Exercise instructions:
Give back an exact copy of the lines from the start of the material through the line bearing "p.y1 - p.y0);". Include both ends and nothing else.
+++
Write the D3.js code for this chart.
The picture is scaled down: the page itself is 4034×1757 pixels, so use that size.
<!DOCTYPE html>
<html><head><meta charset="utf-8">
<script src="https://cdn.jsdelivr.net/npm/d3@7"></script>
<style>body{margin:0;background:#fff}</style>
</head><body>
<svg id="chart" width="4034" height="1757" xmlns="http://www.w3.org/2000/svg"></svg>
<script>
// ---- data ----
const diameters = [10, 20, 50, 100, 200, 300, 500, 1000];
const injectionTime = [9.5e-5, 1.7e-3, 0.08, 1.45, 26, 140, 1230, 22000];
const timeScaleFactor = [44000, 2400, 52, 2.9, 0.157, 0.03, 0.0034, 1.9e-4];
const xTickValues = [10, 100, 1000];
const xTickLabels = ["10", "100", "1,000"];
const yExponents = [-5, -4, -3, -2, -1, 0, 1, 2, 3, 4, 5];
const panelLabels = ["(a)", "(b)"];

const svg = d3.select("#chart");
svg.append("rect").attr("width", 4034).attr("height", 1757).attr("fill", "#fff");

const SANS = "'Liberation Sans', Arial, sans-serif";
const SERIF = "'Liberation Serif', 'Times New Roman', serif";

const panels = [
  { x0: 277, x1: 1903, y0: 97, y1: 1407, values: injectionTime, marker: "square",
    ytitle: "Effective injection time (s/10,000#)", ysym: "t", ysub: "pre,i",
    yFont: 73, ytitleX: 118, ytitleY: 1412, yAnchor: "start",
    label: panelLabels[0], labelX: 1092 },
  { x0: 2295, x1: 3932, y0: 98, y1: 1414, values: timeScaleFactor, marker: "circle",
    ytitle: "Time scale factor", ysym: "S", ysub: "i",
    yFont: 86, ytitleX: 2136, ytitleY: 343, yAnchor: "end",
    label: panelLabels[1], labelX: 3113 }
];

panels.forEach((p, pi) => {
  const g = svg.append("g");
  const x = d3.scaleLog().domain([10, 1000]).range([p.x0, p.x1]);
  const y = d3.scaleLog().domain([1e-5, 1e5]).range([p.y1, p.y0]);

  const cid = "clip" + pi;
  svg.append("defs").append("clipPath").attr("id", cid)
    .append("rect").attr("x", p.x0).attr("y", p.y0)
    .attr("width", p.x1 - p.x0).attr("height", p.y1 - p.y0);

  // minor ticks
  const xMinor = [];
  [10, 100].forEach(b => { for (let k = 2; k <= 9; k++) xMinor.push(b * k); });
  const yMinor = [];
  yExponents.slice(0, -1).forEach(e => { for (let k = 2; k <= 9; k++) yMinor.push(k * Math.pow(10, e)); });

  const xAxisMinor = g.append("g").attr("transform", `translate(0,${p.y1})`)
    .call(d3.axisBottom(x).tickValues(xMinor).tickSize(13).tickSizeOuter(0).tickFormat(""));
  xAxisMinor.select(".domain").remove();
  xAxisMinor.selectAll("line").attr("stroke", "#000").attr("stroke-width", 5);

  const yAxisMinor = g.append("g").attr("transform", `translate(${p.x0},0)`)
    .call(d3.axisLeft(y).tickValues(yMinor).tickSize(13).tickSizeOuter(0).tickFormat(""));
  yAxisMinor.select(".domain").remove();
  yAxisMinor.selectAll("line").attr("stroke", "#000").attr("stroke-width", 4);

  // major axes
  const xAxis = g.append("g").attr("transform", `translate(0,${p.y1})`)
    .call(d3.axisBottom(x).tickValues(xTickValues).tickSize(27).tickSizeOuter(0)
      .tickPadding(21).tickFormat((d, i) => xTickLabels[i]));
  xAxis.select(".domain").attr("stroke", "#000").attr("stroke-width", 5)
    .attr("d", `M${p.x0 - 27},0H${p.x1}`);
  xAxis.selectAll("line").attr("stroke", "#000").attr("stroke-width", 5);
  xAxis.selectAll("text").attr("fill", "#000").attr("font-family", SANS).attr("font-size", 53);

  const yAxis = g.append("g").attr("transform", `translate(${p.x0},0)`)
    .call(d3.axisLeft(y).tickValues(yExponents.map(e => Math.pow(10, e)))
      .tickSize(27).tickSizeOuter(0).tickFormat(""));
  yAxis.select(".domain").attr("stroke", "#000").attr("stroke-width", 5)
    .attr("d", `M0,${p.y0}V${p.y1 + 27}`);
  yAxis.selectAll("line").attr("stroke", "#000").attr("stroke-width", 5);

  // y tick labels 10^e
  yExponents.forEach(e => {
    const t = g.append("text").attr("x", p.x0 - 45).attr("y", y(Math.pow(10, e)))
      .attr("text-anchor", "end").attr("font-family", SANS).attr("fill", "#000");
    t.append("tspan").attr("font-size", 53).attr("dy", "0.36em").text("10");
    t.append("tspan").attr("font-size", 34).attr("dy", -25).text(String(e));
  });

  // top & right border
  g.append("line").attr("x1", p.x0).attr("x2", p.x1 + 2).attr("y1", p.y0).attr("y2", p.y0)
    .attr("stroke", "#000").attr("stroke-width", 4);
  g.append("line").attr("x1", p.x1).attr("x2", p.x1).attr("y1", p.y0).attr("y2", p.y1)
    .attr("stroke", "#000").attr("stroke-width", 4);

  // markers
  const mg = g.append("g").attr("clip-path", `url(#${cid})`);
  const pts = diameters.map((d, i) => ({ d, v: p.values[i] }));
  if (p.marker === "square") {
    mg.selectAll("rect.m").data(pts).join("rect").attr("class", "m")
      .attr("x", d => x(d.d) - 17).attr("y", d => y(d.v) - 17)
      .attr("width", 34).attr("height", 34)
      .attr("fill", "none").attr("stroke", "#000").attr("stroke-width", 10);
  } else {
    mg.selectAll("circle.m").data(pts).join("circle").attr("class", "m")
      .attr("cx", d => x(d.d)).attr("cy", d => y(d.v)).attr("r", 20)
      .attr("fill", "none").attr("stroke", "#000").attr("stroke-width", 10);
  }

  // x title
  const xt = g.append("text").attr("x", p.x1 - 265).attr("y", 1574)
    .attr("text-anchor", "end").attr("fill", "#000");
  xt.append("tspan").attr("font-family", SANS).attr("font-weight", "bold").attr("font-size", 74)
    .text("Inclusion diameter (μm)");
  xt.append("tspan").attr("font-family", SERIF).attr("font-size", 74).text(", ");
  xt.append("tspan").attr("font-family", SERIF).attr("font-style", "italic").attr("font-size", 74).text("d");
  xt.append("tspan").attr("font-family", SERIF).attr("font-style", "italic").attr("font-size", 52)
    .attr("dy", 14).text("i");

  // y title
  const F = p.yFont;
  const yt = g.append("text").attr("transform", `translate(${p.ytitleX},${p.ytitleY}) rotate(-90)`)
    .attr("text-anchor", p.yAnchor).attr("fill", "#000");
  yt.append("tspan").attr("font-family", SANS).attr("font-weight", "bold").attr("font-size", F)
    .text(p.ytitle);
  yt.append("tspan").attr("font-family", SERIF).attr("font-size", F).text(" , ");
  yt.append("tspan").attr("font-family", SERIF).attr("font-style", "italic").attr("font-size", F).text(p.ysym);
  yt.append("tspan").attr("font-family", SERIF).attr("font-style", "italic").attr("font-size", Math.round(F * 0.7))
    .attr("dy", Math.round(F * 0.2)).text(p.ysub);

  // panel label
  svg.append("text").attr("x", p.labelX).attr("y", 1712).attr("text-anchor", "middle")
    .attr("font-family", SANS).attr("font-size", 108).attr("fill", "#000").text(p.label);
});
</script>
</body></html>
+++
Exercise answer:
Write the D3.js code for this chart.
The picture is scaled down: the page itself is 4034×1757 pixels, so use that size.
<!DOCTYPE html>
<html><head><meta charset="utf-8">
<script src="https://cdn.jsdelivr.net/npm/d3@7"></script>
<style>body{margin:0;background:#fff}</style>
</head><body>
<svg id="chart" width="4034" height="1757" xmlns="http://www.w3.org/2000/svg"></svg>
<script>
// ---- data ----
const diameters = [10, 20, 50, 100, 200, 300, 500, 1000];
const injectionTime = [9.5e-5, 1.7e-3, 0.08, 1.45, 26, 140, 1230, 22000];
const timeScaleFactor = [44000, 2400, 52, 2.9, 0.157, 0.03, 0.0034, 1.9e-4];
const xTickValues = [10, 100, 1000];
const xTickLabels = ["10", "100", "1,000"];
const yExponents = [-5, -4, -3, -2, -1, 0, 1, 2, 3, 4, 5];
const panelLabels = ["(a)", "(b)"];

const svg = d3.select("#chart");
svg.append("rect").attr("width", 4034).attr("height", 1757).attr("fill", "#fff");

const SANS = "'Liberation Sans', Arial, sans-serif";
const SERIF = "'Liberation Serif', 'Times New Roman', serif";

const panels = [
  { x0: 277, x1: 1903, y0: 97, y1: 1407, values: injectionTime, marker: "square",
    ytitle: "Effective injection time (s/10,000#)", ysym: "t", ysub: "pre,i",
    yFont: 73, ytitleX: 118, ytitleY: 1412, yAnchor: "start",
    label: panelLabels[0], labelX: 1092 },
  { x0: 2295, x1: 3932, y0: 98, y1: 1414, values: timeScaleFactor, marker: "circle",
    ytitle: "Time scale factor", ysym: "S", ysub: "i",
    yFont: 86, ytitleX: 2136, ytitleY: 343, yAnchor: "end",
    label: panelLabels[1], labelX: 3113 }
];

panels.forEach((p, pi) => {
  const g = svg.append("g");
  const x = d3.scaleLog().domain([10, 1000]).range([p.x0, p.x1]);
  const y = d3.scaleLog().domain([1e-5, 1e5]).range([p.y1, p.y0]);

  const cid = "clip" + pi;
  svg.append("defs").append("clipPath").attr("id", cid)
    .append("rect").attr("x", p.x0).attr("y", p.y0)
    .attr("width", p.x1 - p.x0).attr("height", p.y1 - p.y0);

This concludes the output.